Monday, April 25, 2011

CERN's LHC Finds the Higgs Boson?!

According to The Daily Galaxy blog -
  • (there is a rumor that) the world's largest atom smasher may have detected a long-sought subatomic particle called the Higgs boson
  • The controversial rumor is based on what appears to be a leaked internal note from physicists at CERN's Large Hadron Collider (that note can be read on the Daily Galaxy page)
Researchers reported in January that they have seen hints of what may be the hot, dense state of matter thought to have filled the universe in its first nanoseconds of existence. An in depth discussion on the Higgs Boson event would send most of us screaming after only a few seconds, but suffice it to say:
  • The Higgs boson is the only Standard Model particle that has not been observed in particle physics experiments.
But as the Wiki article points out:
  • If the Higgs boson exists, it is an integral and pervasive component of the material world
Of course the ultimate point here is, how close to the first event in the Universe, the big Bang can the LHC get. Well according to CERN spokesman James Gillies, who stated back in 2010:
  • "We're within a billionth of a second of the Big Bang,"
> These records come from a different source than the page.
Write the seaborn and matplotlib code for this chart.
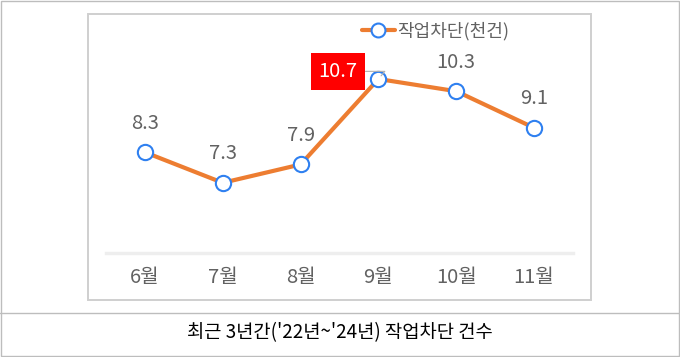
"""
최근 3년간 작업차단 건수 - 월별 라인 차트
"""

import matplotlib
matplotlib.use('Agg')
import matplotlib.pyplot as plt
from matplotlib.patches import Rectangle
from matplotlib.lines import Line2D
import pandas as pd
import seaborn as sns

# 데이터
months = ['6월', '7월', '8월', '9월', '10월', '11월']
blocked = [8.3, 7.3, 7.9, 10.7, 10.3, 9.1]
series_name = '작업차단(천건)'
caption = "최근 3년간('22년~'24년) 작업차단 건수"
highlight = '9월'

# 스타일
sns.set_theme(style='white')
plt.rcParams['font.family'] = ['Noto Sans CJK KR', 'DejaVu Sans']

W, H = 680, 357
ORANGE = '#ED7D31'
BLUE = '#2F80F0'
GRAY_TXT = '#626262'
LW = 3.0
MS = 11


def fx(px):
    return px / W


def fy(py):
    return 1 - py / H


df = pd.DataFrame({'month': months, 'value': blocked})

fig = plt.figure(figsize=(W / 100, H / 100), dpi=100)
ax = fig.add_axes([fx(106), fy(253), fx(573) - fx(106), fy(21) - fy(253)])

sns.lineplot(data=df, x='month', y='value', ax=ax, color=ORANGE, linewidth=LW,
             marker='o', markersize=MS, markerfacecolor='white',
             markeredgecolor=BLUE, markeredgewidth=1.5, sort=False)

ax.set_xlim(-0.5, len(months) - 0.5)
ax.set_ylim(5, 12.6)
ax.set_xlabel('')
ax.set_ylabel('')
ax.set_yticks([])
for s in ['top', 'right', 'left']:
    ax.spines[s].set_visible(False)
ax.spines['bottom'].set_color('#eeeeee')
ax.spines['bottom'].set_linewidth(2.5)
ax.tick_params(axis='x', length=0, pad=10, labelsize=14.5, labelcolor=GRAY_TXT)

# 데이터 레이블
for i, (m, v) in enumerate(zip(months, blocked)):
    if m == highlight:
        ax.annotate(f'{v}', xy=(i, v), xytext=(-29, 5.5), textcoords='offset points',
                    ha='center', va='center', fontsize=14.5, color='white',
                    bbox=dict(boxstyle='square,pad=0.38', facecolor='#FF0000', edgecolor='none'),
                    arrowprops=dict(arrowstyle='-', color='#b0b0b0', lw=0.8,
                                    shrinkA=0, shrinkB=3,
                                    connectionstyle='angle,angleA=0,angleB=50,rad=0'))
    else:
        ax.annotate(f'{v}', xy=(i, v), xytext=(0, 21), textcoords='offset points',
                    ha='center', va='center', fontsize=14.5, color=GRAY_TXT)

# 범례
handle = Line2D([], [], color=ORANGE, linewidth=LW, marker='o', markersize=MS - 1,
                markerfacecolor='white', markeredgecolor=BLUE, markeredgewidth=1.5)
fig.legend([handle], [series_name], loc='center left',
           bbox_to_anchor=(fx(362), fy(31)), bbox_transform=fig.transFigure,
           frameon=False, fontsize=13, labelcolor=GRAY_TXT,
           borderpad=0, borderaxespad=0, handlelength=1.8, handletextpad=0.15)

# 테두리 및 캡션
fig.add_artist(Rectangle((fx(88), fy(300)), fx(591) - fx(88), fy(14) - fy(300),
                         transform=fig.transFigure, fill=False,
                         edgecolor='#cfcfcf', linewidth=1.4))
fig.add_artist(Rectangle((0.001, 0.002), 0.997, 0.995, transform=fig.transFigure,
                         fill=False, edgecolor='#bdbdbd', linewidth=1.0))
fig.add_artist(Line2D([0, 1], [fy(313), fy(313)], transform=fig.transFigure,
                      color='#bdbdbd', linewidth=1.0))
fig.text(0.5, fy(333), caption, ha='center', va='center', fontsize=13.5, color='black')

fig.savefig('out.png', dpi=100)
plt.close(fig)
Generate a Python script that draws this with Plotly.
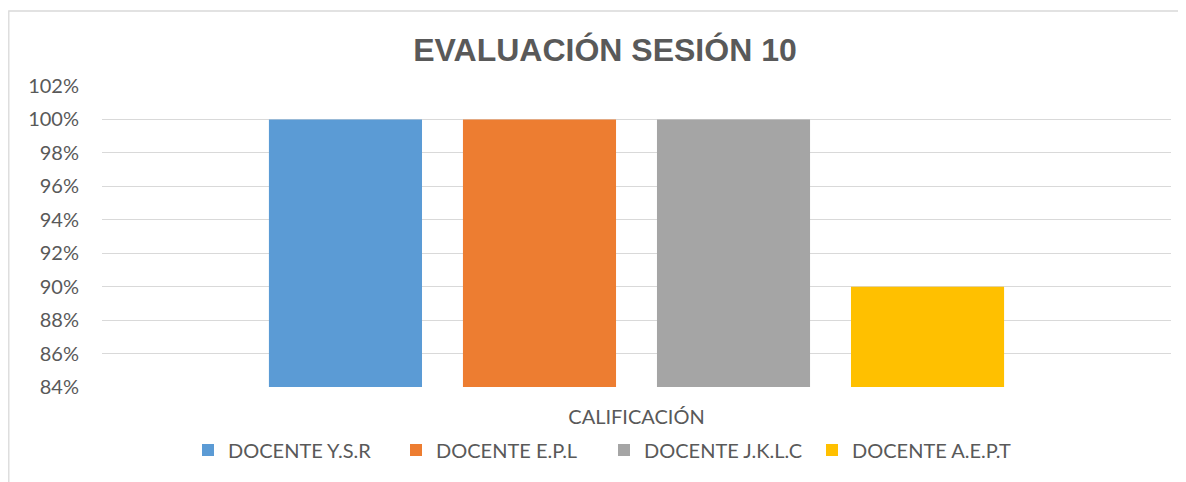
import plotly.graph_objects as go

category = ["CALIFICACIÓN"]
docentes = ["DOCENTE Y.S.R", "DOCENTE E.P.L", "DOCENTE J.K.L.C", "DOCENTE A.E.P.T"]
valores = [1.00, 1.00, 1.00, 0.90]
colores = ["#5B9BD5", "#ED7D31", "#A5A5A5", "#FFC000"]

W, H = 1186, 482
OFF = 8  # page body margin offset
ML, MT = 102 - OFF, 86 - OFF
MR = W - (1171 - OFF)
MB = H - (387 - OFF)
pw, ph = W - ML - MR, H - MT - MB

fig = go.Figure()
for name, v, c in zip(docentes, valores, colores):
    fig.add_trace(go.Bar(x=category, y=[v], name=name, marker=dict(color=c, line=dict(width=0))))

font_fam = "Lato, 'Open Sans', sans-serif"
grey = "#595959"

bx = (0.8 - ML) / pw
by = 1 + (MT - (11 - OFF)) / ph

fig.update_layout(
    width=W, height=H,
    margin=dict(l=ML, r=MR, t=MT, b=MB, autoexpand=False),
    paper_bgcolor="white", plot_bgcolor="white",
    barmode="group", bargap=0.274, bargroupgap=0.211,
    title=dict(text="<b>EVALUACIÓN SESIÓN 10</b>", x=(605 - OFF) / W, xanchor="center", xref="container",
               y=1 - (50 - OFF) / H, yanchor="middle", yref="container", automargin=False,
               font=dict(family="'Liberation Sans', Arial, sans-serif", size=32, color=grey)),
    font=dict(family=font_fam, size=20, color=grey),
    xaxis=dict(showgrid=False, showline=False, zeroline=False, ticks="", automargin=False,
               ticklabelstandoff=16, tickfont=dict(size=20, color=grey)),
    yaxis=dict(range=[0.84, 1.02], dtick=0.02, tickformat=".0%", showgrid=True, automargin=False,
               gridcolor="#D9D9D9", gridwidth=1.3, zeroline=False, showline=False, ticks="",
               ticklabelstandoff=22, tickfont=dict(size=20, color=grey)),
    legend=dict(orientation="h", xref="container", yref="container",
                x=(188 - OFF) / W, xanchor="left", y=1 - (450 - OFF) / H, yanchor="middle",
                font=dict(size=20, color=grey), itemwidth=30, traceorder="normal",
                entrywidth=163, entrywidthmode="pixels"),
    shapes=[dict(type="path", xref="paper", yref="paper",
                 path=f"M {bx} -1 L {bx} {by} L 2 {by}",
                 line=dict(color="#D9D9D9", width=1.3))],
    showlegend=True,
)

fig.write_html("out.html")
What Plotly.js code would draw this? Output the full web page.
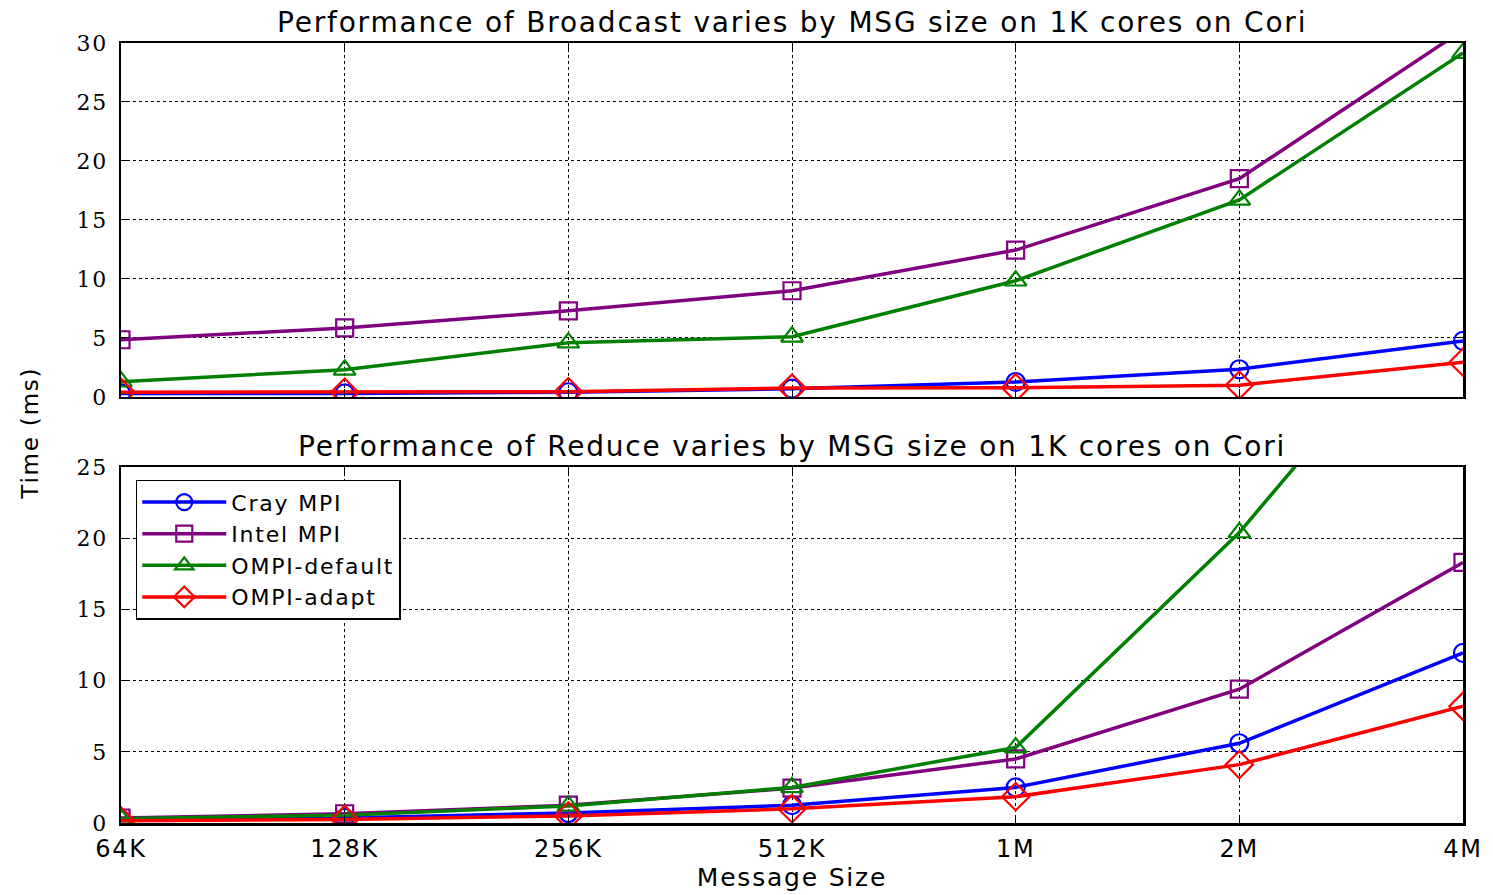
<!DOCTYPE html>
<html>
<head>
<meta charset="utf-8">
<script src="https://cdn.plot.ly/plotly-3.0.1.min.js"></script>
<style>
body{margin:0;background:#fff;}
#chart{width:1493px;height:895px;}
svg text{letter-spacing:1.8px;}
</style>
</head>
<body>
<div id="chart"></div>
<script>
const sizes = ["64K", "128K", "256K", "512K", "1M", "2M", "4M"];
const seriesNames = ["Cray MPI", "Intel MPI", "OMPI-default", "OMPI-adapt"];

// Broadcast (top) times in ms
const bcastCray    = [0.3, 0.3, 0.4, 0.7, 1.27, 2.35, 4.75];
const bcastIntel   = [4.85, 5.85, 7.3, 9.0, 12.45, 18.5, 31.1];
const bcastDefault = [1.3, 2.3, 4.6, 5.1, 9.85, 16.7, 29.15];
const bcastAdapt   = [0.4, 0.4, 0.45, 0.75, 0.78, 1.0, 2.95];

// Reduce (bottom) times in ms
const redCray    = [0.2, 0.35, 0.7, 1.25, 2.5, 5.6, 11.95];
const redIntel   = [0.35, 0.65, 1.25, 2.45, 4.5, 9.4, 18.3];
const redDefault = [0.3, 0.55, 1.2, 2.5, 5.3, 20.4, 39.0];
const redAdapt   = [0.15, 0.25, 0.5, 1.0, 1.85, 4.1, 8.2];

const colors = ["#0000ff", "#800080", "#008000", "#ff0000"];
const symbols = ["circle-open", "square-open", "triangle-up-open", "diamond-open"];
const msizes = [18, 17, 19, 21];

const topData = [bcastCray, bcastIntel, bcastDefault, bcastAdapt];
const botData = [redCray, redIntel, redDefault, redAdapt];

const traces = [];
topData.forEach((ys, i) => {
  traces.push({
    x: sizes, y: ys, xaxis: "x2", yaxis: "y2", type: "scatter", mode: "lines+markers",
    name: seriesNames[i], showlegend: false,
    line: {color: colors[i], width: 3.5},
    marker: {symbol: symbols[i], size: msizes[i], color: colors[i], line: {color: colors[i], width: 2.2}}
  });
});
botData.forEach((ys, i) => {
  traces.push({
    x: sizes, y: ys, xaxis: "x", yaxis: "y", type: "scatter", mode: "lines+markers",
    name: seriesNames[i], showlegend: true,
    line: {color: colors[i], width: 3.5},
    marker: {symbol: symbols[i], size: msizes[i], color: colors[i], line: {color: colors[i], width: 2.2}}
  });
});

const serif = "DejaVu Serif, Liberation Serif, serif";
const sans = "DejaVu Sans, Liberation Sans, Arial, sans-serif";

const axisCommon = {
  showline: true, linecolor: "#000", linewidth: 2.5, mirror: "ticks",
  ticks: "inside", ticklen: 8, tickwidth: 1, tickcolor: "#000",
  showgrid: true, gridcolor: "#000", gridwidth: 1, griddash: "dot",
  zeroline: false
};

const layout = {
  width: 1493, height: 895,
  margin: {l: 121, r: 30, t: 43, b: 72},
  paper_bgcolor: "#fff", plot_bgcolor: "#fff",
  showlegend: true,
  legend: {
    x: 0.011, y: 0.44, xanchor: "left", yanchor: "top",
    bgcolor: "#fff", bordercolor: "#000", borderwidth: 1.5,
    font: {family: sans, size: 22, color: "#000"},
    itemwidth: 84, tracegroupgap: 0
  },
  xaxis: Object.assign({}, axisCommon, {
    type: "category", range: [0, 6], anchor: "y",
    ticklabelstandoff: 3,
    tickfont: {family: sans, size: 24, color: "#000"},
    title: {text: "Message Size", font: {family: sans, size: 25, color: "#000"}, standoff: 2}
  }),
  yaxis: Object.assign({}, axisCommon, {
    domain: [0, 0.4564], range: [0, 25], dtick: 5, anchor: "x",
    ticklabelstandoff: 6,
    tickfont: {family: serif, size: 22, color: "#000"}
  }),
  xaxis2: Object.assign({}, axisCommon, {
    type: "category", range: [0, 6], anchor: "y2", showticklabels: false
  }),
  yaxis2: Object.assign({}, axisCommon, {
    domain: [0.5462, 1], range: [0, 30], dtick: 5, anchor: "x2",
    ticklabelstandoff: 6,
    tickfont: {family: serif, size: 22, color: "#000"}
  }),
  annotations: [
    {text: "Performance of Broadcast varies by MSG size on 1K cores on Cori", xref: "paper", yref: "paper",
     x: 0.5, y: 1, yanchor: "bottom", yshift: 2, showarrow: false,
     font: {family: sans, size: 28, color: "#000"}},
    {text: "Performance of Reduce varies by MSG size on 1K cores on Cori", xref: "paper", yref: "paper",
     x: 0.5, y: 0.4564, yanchor: "bottom", yshift: 2, showarrow: false,
     font: {family: sans, size: 28, color: "#000"}},
    {text: "Time (ms)", xref: "paper", yref: "paper", x: -0.068, y: 0.5, textangle: -90,
     xanchor: "center", yanchor: "middle", showarrow: false,
     font: {family: sans, size: 23, color: "#000"}}
  ]
};

Plotly.newPlot("chart", traces, layout, {displayModeBar: false, staticPlot: true});
</script>
</body>
</html>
The main stumbling block now is the fact that the LHC is still running on only partial power owing to damage that occurred during the first full power test when several banks of magnets were irreparably damaged due in part to sub par welding. The LHC can only achieve 14 TeV restricting the collider to .001% under the speed of light. It is hoped that LHC will be able to attain full power some time in 2012.